On the outskirts of Santiago de Compostela, the two pilgrims meet a prostitute who claims that the city is empty of pilgrims because it was discovered that it is not the remains of St. James but those of Priscillian that are held there. She says she wants to become pregnant by them, and gives the same names for the children as those predicted by the caped man at the beginning. The three head into the woods to have sex. Nearby, two blind men encounter Jesus and his disciples. Jesus heals their blindness, but they cannot understand what they see and continue to use their walking sticks.

==Production==
Luis Buñuel and his screenwriting partner Jean-Claude Carrière wrote the first draft for The Milky Way in 1967 at the Parador Cazorla in the Andalusian mountains.

==Analysis==

In the film, two men travel the ancient pilgrimage road to Santiago de Compostela and meet embodiments of various Catholic heresies along the way. These religious events are based on actual historical documents. For instance, the archbishop whose corpse is exhumed and publicly burned is based on Archbishop Carranza of Toledo. The film ends with the following text:

Everything in this film concerning the Catholic religion and the heresies it has provoked, especially from the dogmatic point of view, is rigorously exact.
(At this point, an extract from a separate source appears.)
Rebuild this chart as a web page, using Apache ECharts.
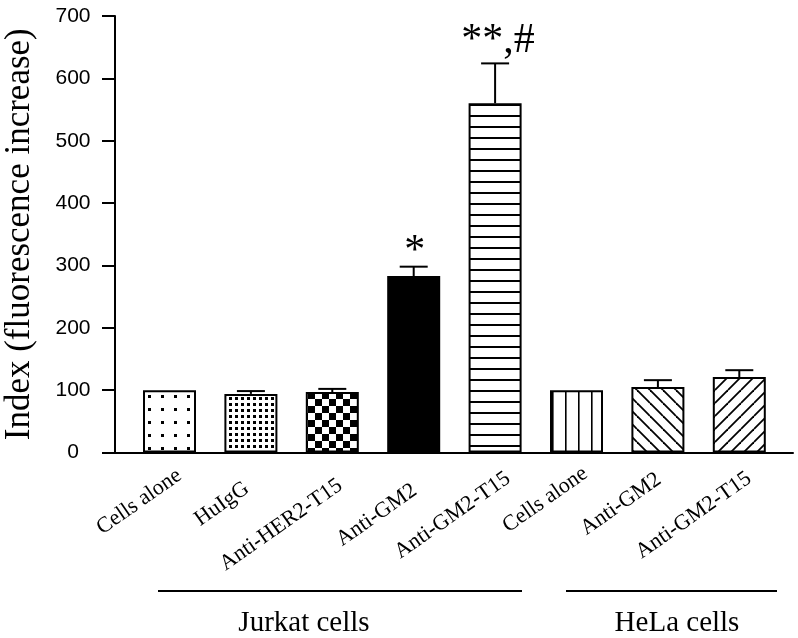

The texts and citations are taken either direct from Scripture, or modern and ancient works on theology and ecclesiastical history.

The film plays with time. The two main characters often encounter individuals in the dress of various time periods throughout history, or historical events take place in the modern setting of the film, including scenes from the life of Jesus Christ. In his autobiography, Buñuel explains that he wanted to put Jesus Christ in the film because he "wanted to show him as an ordinary man, laughing, running, mistaking his way, preparing to shave — to show, in other words, all those aspects completely alien to our traditional iconography."

Often, the encounters involve conversations or arguments regarding a specific Catholic doctrine or heresy and are intended to show the absurdity of making absolute statements about such topics as a "matter of fact". Two heresies prominent in the film are Priscillianism and Jansenism.

==Release==
On 21 August 2007, The Criterion Collection released The Milky Way on DVD. On 23 July 2019, Kino Lorber made the film available via Blu-ray.

==Reception==
On review aggregator website Rotten Tomatoes, The Milky Way has an approval rating of 95% based on 19 reviews, with an average score of 7.7/10.

Vincent Canby of The New York Times wrote "Everything is photographed straightforwardly, in cheerful but not bilious color, and seen with documentary-like clarity."

Neil Lumbard of Blu-ray.com called the film "A hypnotic and surreal journey only a director like Buñuel could bring viewers on."